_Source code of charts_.
===============
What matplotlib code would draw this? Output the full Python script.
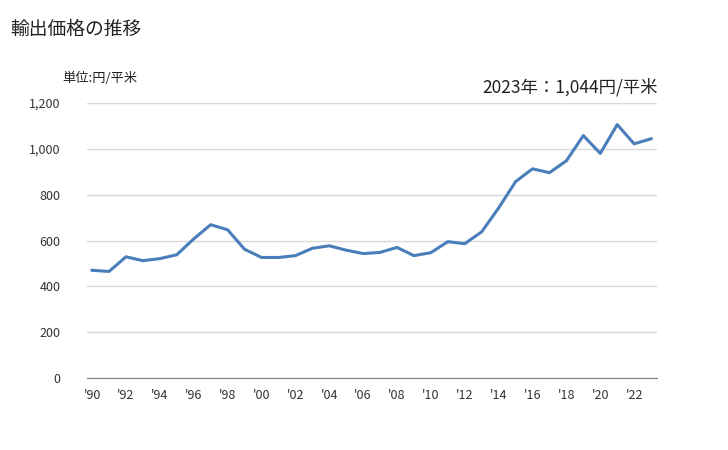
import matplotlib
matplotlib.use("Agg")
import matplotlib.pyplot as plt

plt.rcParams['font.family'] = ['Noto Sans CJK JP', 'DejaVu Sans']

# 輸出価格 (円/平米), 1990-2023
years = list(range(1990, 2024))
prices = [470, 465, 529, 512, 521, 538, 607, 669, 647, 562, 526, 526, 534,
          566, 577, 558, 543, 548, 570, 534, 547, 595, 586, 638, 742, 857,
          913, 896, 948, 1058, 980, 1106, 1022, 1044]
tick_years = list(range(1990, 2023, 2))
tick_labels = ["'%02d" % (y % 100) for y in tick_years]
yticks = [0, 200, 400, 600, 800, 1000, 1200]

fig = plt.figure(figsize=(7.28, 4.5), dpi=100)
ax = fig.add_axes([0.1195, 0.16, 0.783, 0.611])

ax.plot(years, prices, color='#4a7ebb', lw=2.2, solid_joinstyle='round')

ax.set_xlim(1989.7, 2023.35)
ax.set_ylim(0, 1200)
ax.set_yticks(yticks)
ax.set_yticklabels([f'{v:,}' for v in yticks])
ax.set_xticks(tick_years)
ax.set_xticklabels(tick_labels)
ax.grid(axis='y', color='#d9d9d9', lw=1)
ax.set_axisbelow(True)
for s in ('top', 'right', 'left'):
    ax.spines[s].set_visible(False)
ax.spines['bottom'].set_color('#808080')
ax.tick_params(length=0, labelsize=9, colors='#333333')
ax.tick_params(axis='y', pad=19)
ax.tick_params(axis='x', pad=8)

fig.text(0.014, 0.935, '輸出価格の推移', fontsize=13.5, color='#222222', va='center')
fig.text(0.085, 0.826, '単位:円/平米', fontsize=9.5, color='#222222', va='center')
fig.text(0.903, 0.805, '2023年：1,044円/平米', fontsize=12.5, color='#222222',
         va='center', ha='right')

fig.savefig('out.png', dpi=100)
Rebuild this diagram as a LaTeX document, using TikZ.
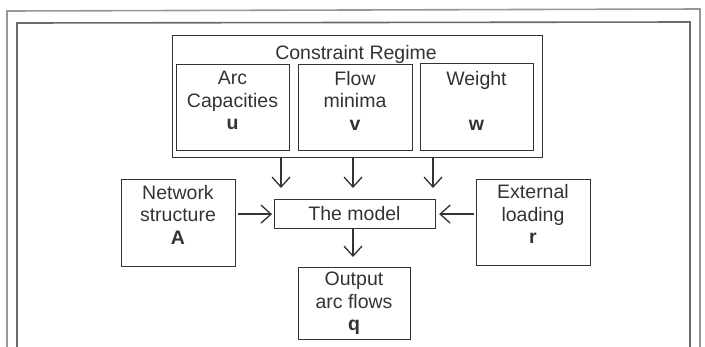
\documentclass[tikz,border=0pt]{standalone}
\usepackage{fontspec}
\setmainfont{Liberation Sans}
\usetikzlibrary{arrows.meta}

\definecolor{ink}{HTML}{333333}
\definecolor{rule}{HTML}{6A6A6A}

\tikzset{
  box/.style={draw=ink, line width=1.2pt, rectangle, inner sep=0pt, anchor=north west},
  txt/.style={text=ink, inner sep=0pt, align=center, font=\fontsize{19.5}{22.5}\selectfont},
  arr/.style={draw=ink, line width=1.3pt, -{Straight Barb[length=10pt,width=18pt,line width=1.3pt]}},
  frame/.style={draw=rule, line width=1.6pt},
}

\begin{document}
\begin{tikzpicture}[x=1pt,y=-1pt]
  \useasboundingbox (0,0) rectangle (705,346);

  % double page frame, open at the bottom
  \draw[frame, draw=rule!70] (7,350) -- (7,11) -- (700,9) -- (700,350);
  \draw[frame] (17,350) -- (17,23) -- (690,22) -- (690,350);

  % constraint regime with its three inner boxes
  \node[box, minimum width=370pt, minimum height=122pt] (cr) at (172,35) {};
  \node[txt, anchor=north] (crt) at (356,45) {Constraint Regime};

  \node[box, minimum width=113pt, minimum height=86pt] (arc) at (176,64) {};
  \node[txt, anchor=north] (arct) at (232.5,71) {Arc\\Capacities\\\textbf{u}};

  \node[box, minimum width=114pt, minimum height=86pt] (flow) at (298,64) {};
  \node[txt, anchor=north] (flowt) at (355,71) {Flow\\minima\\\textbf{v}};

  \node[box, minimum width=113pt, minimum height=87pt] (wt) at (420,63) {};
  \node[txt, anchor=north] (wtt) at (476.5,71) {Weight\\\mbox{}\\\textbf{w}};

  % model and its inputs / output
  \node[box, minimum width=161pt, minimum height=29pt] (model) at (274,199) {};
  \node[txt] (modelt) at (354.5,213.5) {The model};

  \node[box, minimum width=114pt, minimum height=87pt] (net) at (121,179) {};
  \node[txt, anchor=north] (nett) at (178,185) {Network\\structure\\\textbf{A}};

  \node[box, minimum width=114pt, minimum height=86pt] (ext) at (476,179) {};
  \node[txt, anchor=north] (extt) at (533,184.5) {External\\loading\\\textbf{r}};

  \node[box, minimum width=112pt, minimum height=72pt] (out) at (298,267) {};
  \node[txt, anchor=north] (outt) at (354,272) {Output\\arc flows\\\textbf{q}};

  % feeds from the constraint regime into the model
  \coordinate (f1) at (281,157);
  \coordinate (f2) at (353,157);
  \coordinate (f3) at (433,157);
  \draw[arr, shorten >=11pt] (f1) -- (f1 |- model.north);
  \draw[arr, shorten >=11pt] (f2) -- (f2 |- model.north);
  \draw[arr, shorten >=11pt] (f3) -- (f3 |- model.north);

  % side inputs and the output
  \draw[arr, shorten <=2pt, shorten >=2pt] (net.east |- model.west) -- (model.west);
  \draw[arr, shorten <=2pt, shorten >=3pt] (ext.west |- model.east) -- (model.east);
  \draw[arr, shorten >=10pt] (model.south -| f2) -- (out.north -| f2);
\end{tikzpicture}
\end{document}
===============
_Instruction_. Copy out the data above exactly, except the pictures.

_Output below_.
What matplotlib code would draw this? Output the full Python script.
import matplotlib
matplotlib.use("Agg")
import matplotlib.pyplot as plt

plt.rcParams['font.family'] = ['Noto Sans CJK JP', 'DejaVu Sans']

# 輸出価格 (円/平米), 1990-2023
years = list(range(1990, 2024))
prices = [470, 465, 529, 512, 521, 538, 607, 669, 647, 562, 526, 526, 534,
          566, 577, 558, 543, 548, 570, 534, 547, 595, 586, 638, 742, 857,
          913, 896, 948, 1058, 980, 1106, 1022, 1044]
tick_years = list(range(1990, 2023, 2))
tick_labels = ["'%02d" % (y % 100) for y in tick_years]
yticks = [0, 200, 400, 600, 800, 1000, 1200]

fig = plt.figure(figsize=(7.28, 4.5), dpi=100)
ax = fig.add_axes([0.1195, 0.16, 0.783, 0.611])

ax.plot(years, prices, color='#4a7ebb', lw=2.2, solid_joinstyle='round')

ax.set_xlim(1989.7, 2023.35)
ax.set_ylim(0, 1200)
ax.set_yticks(yticks)
ax.set_yticklabels([f'{v:,}' for v in yticks])
ax.set_xticks(tick_years)
ax.set_xticklabels(tick_labels)
ax.grid(axis='y', color='#d9d9d9', lw=1)
ax.set_axisbelow(True)
for s in ('top', 'right', 'left'):
    ax.spines[s].set_visible(False)
ax.spines['bottom'].set_color('#808080')
ax.tick_params(length=0, labelsize=9, colors='#333333')
ax.tick_params(axis='y', pad=19)
ax.tick_params(axis='x', pad=8)

fig.text(0.014, 0.935, '輸出価格の推移', fontsize=13.5, color='#222222', va='center')
fig.text(0.085, 0.826, '単位:円/平米', fontsize=9.5, color='#222222', va='center')
fig.text(0.903, 0.805, '2023年：1,044円/平米', fontsize=12.5, color='#222222',
         va='center', ha='right')

fig.savefig('out.png', dpi=100)
Rebuild this diagram as a LaTeX document, using TikZ.
\documentclass[tikz,border=0pt]{standalone}
\usepackage{fontspec}
\setmainfont{Liberation Sans}
\usetikzlibrary{arrows.meta}

\definecolor{ink}{HTML}{333333}
\definecolor{rule}{HTML}{6A6A6A}

\tikzset{
  box/.style={draw=ink, line width=1.2pt, rectangle, inner sep=0pt, anchor=north west},
  txt/.style={text=ink, inner sep=0pt, align=center, font=\fontsize{19.5}{22.5}\selectfont},
  arr/.style={draw=ink, line width=1.3pt, -{Straight Barb[length=10pt,width=18pt,line width=1.3pt]}},
  frame/.style={draw=rule, line width=1.6pt},
}

\begin{document}
\begin{tikzpicture}[x=1pt,y=-1pt]
  \useasboundingbox (0,0) rectangle (705,346);

  % double page frame, open at the bottom
  \draw[frame, draw=rule!70] (7,350) -- (7,11) -- (700,9) -- (700,350);
  \draw[frame] (17,350) -- (17,23) -- (690,22) -- (690,350);

  % constraint regime with its three inner boxes
  \node[box, minimum width=370pt, minimum height=122pt] (cr) at (172,35) {};
  \node[txt, anchor=north] (crt) at (356,45) {Constraint Regime};

  \node[box, minimum width=113pt, minimum height=86pt] (arc) at (176,64) {};
  \node[txt, anchor=north] (arct) at (232.5,71) {Arc\\Capacities\\\textbf{u}};

  \node[box, minimum width=114pt, minimum height=86pt] (flow) at (298,64) {};
  \node[txt, anchor=north] (flowt) at (355,71) {Flow\\minima\\\textbf{v}};

  \node[box, minimum width=113pt, minimum height=87pt] (wt) at (420,63) {};
  \node[txt, anchor=north] (wtt) at (476.5,71) {Weight\\\mbox{}\\\textbf{w}};

  % model and its inputs / output
  \node[box, minimum width=161pt, minimum height=29pt] (model) at (274,199) {};
  \node[txt] (modelt) at (354.5,213.5) {The model};

  \node[box, minimum width=114pt, minimum height=87pt] (net) at (121,179) {};
  \node[txt, anchor=north] (nett) at (178,185) {Network\\structure\\\textbf{A}};

  \node[box, minimum width=114pt, minimum height=86pt] (ext) at (476,179) {};
  \node[txt, anchor=north] (extt) at (533,184.5) {External\\loading\\\textbf{r}};

  \node[box, minimum width=112pt, minimum height=72pt] (out) at (298,267) {};
  \node[txt, anchor=north] (outt) at (354,272) {Output\\arc flows\\\textbf{q}};

  % feeds from the constraint regime into the model
  \coordinate (f1) at (281,157);
  \coordinate (f2) at (353,157);
  \coordinate (f3) at (433,157);
  \draw[arr, shorten >=11pt] (f1) -- (f1 |- model.north);
  \draw[arr, shorten >=11pt] (f2) -- (f2 |- model.north);
  \draw[arr, shorten >=11pt] (f3) -- (f3 |- model.north);

  % side inputs and the output
  \draw[arr, shorten <=2pt, shorten >=2pt] (net.east |- model.west) -- (model.west);
  \draw[arr, shorten <=2pt, shorten >=3pt] (ext.west |- model.east) -- (model.east);
  \draw[arr, shorten >=10pt] (model.south -| f2) -- (out.north -| f2);
\end{tikzpicture}
\end{document}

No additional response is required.